Danach können wir dem Unternehmen ganz klar zeigen, wo die Gefahren liegen. Und hier gibt es ganz unterschiedlich Merkmale. Das sind etwa Personen, die Zugriff auf sehr sensible Daten haben, etwa auf Konstruktionsplänen, HR-Daten oder Finanz-Daten. Das sind vielleicht Personen, die man so gar nicht am Radar hat. Mit unserem Dashboard sieht man, wer im Unternehmen angegriffen wird und danach kann man eine Strategie festlegen. Zum einen ist das eine Schulung, um das zu erkennen und andererseits ist es wichtig, den IT-Leiter oder Verantwortlichen zu informieren und alarmieren. Dann können etwa mit einer technischen Lösung verdächtige E-Mails wieder aus den Inboxen herausgeholt werden. Laut Verizon aktiviert sich Schadsoftware zu 96 Prozent, wenn ein Mensch darauf klickt.
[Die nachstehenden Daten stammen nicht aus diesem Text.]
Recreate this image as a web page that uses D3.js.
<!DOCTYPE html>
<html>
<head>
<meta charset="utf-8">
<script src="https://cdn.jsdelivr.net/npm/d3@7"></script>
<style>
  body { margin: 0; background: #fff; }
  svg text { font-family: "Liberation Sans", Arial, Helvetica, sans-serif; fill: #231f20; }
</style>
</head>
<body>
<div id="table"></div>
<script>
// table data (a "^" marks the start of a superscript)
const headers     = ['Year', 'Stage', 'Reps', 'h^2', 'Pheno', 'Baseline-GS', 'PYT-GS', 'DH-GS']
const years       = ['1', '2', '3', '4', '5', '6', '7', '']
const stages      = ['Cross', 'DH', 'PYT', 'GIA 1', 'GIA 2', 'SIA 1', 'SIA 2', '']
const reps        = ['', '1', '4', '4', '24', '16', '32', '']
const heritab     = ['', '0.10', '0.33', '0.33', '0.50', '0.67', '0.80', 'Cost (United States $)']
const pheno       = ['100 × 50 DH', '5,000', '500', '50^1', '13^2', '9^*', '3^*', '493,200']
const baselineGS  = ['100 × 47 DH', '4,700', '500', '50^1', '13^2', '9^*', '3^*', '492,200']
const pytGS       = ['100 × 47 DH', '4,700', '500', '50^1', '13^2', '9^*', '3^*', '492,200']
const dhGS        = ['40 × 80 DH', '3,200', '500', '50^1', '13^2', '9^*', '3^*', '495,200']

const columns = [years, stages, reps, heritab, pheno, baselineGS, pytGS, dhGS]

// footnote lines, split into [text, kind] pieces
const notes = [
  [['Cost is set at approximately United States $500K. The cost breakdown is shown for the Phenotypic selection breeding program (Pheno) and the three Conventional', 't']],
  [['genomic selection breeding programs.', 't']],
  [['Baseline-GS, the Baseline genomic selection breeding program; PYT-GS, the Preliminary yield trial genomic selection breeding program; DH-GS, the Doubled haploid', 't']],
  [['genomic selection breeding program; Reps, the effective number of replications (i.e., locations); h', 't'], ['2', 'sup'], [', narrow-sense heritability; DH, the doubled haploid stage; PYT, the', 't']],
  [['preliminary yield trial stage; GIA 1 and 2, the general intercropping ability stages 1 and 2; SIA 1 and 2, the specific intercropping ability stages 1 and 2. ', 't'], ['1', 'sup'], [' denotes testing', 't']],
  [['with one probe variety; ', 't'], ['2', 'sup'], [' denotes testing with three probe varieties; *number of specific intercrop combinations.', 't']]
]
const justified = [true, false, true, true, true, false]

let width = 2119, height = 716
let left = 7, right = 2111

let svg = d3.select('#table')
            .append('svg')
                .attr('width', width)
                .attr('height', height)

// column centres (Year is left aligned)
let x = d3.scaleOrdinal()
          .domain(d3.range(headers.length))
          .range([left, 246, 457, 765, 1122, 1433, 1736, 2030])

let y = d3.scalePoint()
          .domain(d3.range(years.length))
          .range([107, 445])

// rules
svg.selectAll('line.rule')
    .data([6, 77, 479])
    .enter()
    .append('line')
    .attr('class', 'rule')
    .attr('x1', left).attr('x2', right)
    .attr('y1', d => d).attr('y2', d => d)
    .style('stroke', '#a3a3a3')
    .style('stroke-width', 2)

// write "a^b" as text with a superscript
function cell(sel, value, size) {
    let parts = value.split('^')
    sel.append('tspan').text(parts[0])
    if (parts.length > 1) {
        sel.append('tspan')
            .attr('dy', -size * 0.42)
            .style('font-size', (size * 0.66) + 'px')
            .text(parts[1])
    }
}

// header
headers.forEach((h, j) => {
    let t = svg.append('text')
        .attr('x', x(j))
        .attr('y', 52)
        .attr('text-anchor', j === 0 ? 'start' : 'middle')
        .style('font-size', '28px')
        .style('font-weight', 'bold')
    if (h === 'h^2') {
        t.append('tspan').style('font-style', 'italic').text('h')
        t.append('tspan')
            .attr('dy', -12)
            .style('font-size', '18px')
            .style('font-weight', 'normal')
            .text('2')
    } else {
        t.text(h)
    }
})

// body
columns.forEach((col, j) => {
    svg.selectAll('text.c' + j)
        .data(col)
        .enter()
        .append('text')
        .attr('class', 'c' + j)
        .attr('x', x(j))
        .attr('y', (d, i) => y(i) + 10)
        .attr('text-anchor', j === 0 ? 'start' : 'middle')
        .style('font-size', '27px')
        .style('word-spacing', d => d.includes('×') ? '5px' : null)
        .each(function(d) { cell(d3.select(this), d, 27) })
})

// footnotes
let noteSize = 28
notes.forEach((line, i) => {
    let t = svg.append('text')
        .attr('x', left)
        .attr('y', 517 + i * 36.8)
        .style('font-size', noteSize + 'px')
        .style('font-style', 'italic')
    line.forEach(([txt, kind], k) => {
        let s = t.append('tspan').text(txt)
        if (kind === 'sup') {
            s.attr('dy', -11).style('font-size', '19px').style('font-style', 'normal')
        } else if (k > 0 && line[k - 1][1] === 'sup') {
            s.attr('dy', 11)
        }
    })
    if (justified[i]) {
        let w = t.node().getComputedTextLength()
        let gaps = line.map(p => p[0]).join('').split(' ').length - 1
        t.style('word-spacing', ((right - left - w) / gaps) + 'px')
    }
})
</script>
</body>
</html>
Die Angriffe werden natürlich auch immer ausgeklügelter, da stecken hochprofessionelle Organisationen dahinter. Die wissen natürlich, dass es Sandboxen gibt. Das bedeutet, dass ein Link, der noch völlig sauber ist, durch die Sandboxen oder durch Firewalls problemlos durchkommt. Und erst wenn die Angreifer realisiert haben, dass der Link schon im Unternehmen ist, wird die URL überschrieben und führt zu einer bösartigen Website. Das nennt man Kill-Chain. Wir bieten Technologien an, um das zu erkennen.
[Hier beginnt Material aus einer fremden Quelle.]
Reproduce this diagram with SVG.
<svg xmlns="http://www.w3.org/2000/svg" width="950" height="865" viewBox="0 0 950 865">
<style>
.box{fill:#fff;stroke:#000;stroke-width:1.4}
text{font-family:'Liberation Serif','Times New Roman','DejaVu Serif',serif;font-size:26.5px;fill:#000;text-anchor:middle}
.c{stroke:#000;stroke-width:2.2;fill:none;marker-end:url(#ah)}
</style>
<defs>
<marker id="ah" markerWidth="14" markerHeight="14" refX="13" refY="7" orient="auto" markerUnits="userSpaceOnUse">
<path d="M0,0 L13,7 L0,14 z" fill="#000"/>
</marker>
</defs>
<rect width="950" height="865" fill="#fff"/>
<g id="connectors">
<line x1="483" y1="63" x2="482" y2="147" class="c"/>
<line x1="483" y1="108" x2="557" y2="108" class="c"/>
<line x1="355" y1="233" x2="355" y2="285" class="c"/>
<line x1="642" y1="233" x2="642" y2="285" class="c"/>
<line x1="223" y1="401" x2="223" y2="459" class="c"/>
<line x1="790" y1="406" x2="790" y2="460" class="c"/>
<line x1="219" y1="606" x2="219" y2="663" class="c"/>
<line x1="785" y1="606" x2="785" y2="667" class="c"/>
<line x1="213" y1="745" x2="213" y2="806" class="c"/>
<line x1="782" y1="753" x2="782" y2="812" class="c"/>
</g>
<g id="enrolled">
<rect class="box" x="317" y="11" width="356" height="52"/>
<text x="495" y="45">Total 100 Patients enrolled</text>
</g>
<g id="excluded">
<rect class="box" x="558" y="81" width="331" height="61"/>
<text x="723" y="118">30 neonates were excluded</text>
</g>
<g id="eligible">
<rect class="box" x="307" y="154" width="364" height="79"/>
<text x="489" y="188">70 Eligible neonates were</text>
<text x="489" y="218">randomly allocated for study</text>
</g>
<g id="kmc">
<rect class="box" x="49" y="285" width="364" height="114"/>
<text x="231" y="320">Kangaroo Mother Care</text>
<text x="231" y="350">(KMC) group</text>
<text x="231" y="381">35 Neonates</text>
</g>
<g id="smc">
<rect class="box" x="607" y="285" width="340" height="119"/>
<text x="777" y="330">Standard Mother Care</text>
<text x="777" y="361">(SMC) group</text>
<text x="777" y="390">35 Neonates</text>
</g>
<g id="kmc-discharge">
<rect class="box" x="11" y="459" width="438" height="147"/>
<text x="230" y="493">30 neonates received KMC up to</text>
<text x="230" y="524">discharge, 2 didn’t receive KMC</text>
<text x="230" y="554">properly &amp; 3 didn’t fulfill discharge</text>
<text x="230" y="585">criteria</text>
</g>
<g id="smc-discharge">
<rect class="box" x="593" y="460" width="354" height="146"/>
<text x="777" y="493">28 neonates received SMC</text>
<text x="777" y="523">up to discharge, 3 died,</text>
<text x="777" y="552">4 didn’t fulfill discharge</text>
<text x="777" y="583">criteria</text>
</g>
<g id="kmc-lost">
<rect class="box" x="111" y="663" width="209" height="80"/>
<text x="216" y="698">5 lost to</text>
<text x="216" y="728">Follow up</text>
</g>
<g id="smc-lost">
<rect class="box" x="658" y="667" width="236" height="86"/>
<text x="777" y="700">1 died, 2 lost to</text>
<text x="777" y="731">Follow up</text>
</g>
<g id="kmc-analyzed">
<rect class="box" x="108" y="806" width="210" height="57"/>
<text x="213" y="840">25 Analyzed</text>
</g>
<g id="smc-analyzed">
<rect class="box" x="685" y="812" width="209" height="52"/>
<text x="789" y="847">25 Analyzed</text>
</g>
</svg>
Wie hoch schätzen sie die Awareness in den DACH-Unternehmen ein?
Die Sensibilisierung ist bei den Mitarbeiter sicher gestiegen. Meines Erachtens muss man aber noch sehr viel Basisarbeit machen. Es möchte niemand derjenige sein, der auf ein Phishing-Mail klickt. Schwierig ist es aber natürlich, wenn jemand vorgibt jemand zu sein, der er nicht ist. Da ist es schwer für den Mitarbeiter. Das ist eine große Herausforderung und da ist sehr viel zu tun, auch technisch.
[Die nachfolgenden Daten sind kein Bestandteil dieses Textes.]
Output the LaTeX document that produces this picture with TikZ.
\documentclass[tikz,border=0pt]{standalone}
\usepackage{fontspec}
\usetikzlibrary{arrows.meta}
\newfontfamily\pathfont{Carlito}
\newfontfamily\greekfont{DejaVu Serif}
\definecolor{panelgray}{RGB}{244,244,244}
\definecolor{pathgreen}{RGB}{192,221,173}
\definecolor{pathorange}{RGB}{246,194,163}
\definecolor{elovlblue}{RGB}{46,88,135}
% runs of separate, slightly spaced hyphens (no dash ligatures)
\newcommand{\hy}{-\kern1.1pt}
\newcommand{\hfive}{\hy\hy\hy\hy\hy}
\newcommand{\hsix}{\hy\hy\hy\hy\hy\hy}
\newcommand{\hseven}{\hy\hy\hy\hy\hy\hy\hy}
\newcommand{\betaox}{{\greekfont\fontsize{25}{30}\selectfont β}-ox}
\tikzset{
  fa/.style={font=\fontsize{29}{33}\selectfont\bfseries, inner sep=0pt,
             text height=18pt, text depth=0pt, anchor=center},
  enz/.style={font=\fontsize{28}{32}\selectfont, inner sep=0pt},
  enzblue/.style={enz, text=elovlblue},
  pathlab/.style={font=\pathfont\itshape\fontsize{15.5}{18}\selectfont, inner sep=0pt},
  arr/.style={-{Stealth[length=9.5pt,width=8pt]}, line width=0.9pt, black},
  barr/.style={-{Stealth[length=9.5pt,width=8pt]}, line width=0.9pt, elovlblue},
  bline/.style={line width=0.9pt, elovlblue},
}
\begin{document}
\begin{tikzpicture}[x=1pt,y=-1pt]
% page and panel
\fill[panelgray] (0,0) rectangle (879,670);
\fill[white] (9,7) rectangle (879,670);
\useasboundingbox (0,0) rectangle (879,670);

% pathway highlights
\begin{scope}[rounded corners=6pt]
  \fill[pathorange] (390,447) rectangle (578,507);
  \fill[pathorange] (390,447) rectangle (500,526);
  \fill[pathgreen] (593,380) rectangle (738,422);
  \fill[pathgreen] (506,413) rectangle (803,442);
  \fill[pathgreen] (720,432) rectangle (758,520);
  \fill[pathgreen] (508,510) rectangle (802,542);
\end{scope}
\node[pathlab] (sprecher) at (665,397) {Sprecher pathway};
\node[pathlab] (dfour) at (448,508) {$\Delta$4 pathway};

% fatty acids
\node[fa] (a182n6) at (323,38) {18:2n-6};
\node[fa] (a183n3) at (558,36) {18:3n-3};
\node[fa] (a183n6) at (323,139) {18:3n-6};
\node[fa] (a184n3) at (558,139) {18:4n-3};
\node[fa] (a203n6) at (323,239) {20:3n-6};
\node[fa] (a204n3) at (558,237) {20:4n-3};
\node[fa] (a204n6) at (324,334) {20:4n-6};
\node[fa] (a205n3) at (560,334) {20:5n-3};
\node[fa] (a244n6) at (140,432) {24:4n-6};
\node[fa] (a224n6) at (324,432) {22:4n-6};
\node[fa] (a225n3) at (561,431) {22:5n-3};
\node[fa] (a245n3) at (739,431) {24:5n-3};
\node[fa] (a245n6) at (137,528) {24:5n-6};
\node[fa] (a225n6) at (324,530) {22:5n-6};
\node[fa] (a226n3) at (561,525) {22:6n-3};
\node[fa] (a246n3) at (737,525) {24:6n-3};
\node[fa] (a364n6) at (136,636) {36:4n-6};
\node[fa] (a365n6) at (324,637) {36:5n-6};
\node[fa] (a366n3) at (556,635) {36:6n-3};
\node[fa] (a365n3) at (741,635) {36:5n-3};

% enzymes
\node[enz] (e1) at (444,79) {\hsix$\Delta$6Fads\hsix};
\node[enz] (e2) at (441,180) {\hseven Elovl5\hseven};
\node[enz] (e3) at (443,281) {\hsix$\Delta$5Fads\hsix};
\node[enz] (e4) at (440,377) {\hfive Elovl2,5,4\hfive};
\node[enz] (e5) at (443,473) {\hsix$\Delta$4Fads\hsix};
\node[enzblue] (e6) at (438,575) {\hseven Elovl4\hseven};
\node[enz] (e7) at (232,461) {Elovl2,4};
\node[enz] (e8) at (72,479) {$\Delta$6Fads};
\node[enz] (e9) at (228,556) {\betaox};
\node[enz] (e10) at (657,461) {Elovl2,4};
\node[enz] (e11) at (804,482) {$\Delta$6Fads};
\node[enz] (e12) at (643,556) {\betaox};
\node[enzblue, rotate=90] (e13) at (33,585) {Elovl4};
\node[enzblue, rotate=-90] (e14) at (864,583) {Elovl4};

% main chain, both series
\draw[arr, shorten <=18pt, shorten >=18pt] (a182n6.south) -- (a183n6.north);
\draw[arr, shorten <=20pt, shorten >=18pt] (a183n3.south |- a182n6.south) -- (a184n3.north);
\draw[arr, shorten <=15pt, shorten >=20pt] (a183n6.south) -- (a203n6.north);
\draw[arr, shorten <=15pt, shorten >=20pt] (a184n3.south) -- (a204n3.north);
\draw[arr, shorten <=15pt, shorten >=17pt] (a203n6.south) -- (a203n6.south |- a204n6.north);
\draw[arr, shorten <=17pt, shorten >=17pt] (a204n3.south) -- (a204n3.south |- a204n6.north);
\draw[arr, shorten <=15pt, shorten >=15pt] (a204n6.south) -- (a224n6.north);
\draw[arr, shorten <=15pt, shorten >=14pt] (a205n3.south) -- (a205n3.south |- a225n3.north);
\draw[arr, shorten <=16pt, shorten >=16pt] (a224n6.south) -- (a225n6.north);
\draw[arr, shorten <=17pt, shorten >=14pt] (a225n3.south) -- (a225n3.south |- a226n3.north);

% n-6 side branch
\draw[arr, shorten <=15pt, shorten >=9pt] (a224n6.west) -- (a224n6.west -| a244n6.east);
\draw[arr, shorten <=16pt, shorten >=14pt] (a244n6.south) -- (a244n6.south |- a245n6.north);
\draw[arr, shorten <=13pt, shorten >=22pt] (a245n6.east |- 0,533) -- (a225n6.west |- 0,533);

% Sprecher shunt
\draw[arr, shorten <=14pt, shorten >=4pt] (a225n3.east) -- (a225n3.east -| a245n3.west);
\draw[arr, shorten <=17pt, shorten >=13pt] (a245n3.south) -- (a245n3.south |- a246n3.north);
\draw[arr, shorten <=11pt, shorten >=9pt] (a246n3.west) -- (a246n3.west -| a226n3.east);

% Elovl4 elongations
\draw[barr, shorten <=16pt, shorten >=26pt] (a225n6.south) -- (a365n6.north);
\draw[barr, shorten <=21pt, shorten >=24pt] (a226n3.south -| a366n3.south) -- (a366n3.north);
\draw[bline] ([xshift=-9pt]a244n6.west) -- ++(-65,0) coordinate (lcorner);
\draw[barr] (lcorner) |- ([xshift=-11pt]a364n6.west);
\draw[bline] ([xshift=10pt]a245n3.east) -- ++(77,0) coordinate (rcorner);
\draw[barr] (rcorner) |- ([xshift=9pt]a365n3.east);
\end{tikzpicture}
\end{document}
Wie hat sich die Auftragslage in der Krise geändert? Investieren Unternehmen verstärkt in Security-Lösungen?
Ja, das kann ich bestätigen. Die Bereitschaft das Security-Thema zu priorisieren, ist absolut gegeben. Es ist schade, dass viele Unternehmen erst dann anrufen, wenn man von ihnen im negativen Sinne in den Medien gehört hat. Mein Apell ist es daher, den Brandmelder nicht erst dann zu installieren wenn es schon gebrannt hat. Viele Unternehmen haben Security nicht groß budgetiert, aber eine Lösegeldforderung durch einen Ransomware-Angriff hat man schließlich auch nicht budgetiert. Ich empfehle Unternehmen daher dringend, in eine durchdachte Security-Strategie zu investieren. Ein weiterer Appell ist auch, vom Silodenken wegzugehen. Es wächst alles zusammen und die einzelnen Abteilungen müssen sich zusammensetzen und gemeinsam an Lösungen arbeiten.
Wie stärken Sie in Krisenzeiten den Draht zum Kunden?
Hier gilt es, die Kommunikation und vor allem das Verständnis für den Kunden zu pflegen. Natürlich sind die Kontakte gegenwärtig fast ausschliesslich auf digitale Kommunikation beschränkt. Allerdings kann das den persönlichen, direkten Kontakt nicht vollständig ausgleichen.